=== Instructions to follow ===
Whenever a line below holds the word "with", copy that line.

=== Data block ===
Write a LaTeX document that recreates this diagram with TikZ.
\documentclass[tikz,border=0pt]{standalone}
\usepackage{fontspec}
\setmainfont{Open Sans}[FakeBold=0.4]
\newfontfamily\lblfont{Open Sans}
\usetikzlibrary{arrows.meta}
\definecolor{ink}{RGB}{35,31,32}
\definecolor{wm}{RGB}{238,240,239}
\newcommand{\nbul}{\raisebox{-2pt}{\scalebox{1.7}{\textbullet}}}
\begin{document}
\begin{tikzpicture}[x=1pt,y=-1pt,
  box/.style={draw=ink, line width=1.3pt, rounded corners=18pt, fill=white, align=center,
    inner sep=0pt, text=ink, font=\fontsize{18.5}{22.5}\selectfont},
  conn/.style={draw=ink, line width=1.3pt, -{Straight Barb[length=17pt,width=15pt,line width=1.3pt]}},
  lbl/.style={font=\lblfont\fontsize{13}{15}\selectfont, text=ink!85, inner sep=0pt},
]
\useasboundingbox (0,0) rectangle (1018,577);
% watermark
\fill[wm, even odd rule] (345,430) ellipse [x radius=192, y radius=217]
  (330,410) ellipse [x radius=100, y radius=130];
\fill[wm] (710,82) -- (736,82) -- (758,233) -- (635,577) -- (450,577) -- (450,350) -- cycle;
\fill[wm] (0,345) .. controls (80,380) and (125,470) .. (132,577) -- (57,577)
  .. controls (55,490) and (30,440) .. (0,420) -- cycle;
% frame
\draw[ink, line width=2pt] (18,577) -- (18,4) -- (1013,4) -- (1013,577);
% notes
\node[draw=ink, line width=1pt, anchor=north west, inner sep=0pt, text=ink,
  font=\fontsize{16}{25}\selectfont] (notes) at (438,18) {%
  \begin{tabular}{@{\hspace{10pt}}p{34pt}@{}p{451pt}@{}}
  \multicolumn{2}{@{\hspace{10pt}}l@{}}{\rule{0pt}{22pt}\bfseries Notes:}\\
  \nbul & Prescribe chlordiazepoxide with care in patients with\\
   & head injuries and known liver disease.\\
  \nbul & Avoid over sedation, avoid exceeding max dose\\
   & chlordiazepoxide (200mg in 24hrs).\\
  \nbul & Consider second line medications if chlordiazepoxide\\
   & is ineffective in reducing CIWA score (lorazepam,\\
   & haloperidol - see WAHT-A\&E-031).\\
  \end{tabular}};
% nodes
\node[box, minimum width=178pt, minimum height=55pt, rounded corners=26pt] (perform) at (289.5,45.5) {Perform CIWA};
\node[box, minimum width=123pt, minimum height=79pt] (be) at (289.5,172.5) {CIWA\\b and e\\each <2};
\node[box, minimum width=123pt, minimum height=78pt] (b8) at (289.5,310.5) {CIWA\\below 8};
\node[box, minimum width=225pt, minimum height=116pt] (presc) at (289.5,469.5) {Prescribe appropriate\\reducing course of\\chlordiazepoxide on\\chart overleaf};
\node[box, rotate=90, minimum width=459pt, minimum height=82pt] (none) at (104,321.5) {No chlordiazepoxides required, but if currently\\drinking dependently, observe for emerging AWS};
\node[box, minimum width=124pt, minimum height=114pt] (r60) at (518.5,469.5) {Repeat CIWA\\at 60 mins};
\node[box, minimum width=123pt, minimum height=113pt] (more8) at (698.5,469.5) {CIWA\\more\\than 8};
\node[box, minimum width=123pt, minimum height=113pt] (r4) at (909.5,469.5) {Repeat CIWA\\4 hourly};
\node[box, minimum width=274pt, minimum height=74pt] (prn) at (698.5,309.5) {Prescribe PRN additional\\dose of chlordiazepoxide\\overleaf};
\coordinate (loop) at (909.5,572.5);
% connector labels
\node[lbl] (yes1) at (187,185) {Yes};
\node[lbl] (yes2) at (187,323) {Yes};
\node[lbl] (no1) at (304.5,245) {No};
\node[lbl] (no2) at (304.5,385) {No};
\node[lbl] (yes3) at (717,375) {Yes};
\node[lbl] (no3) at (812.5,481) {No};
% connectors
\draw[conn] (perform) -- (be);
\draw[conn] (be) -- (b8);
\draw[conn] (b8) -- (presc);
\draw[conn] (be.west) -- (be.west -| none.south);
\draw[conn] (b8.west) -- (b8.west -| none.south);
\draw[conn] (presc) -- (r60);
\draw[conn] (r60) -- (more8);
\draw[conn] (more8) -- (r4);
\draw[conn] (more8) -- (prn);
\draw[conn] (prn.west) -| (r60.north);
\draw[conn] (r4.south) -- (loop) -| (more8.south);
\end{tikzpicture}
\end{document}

=== Answer below ===
Write a LaTeX document that recreates this diagram with TikZ.
  \nbul & Prescribe chlordiazepoxide with care in patients with\\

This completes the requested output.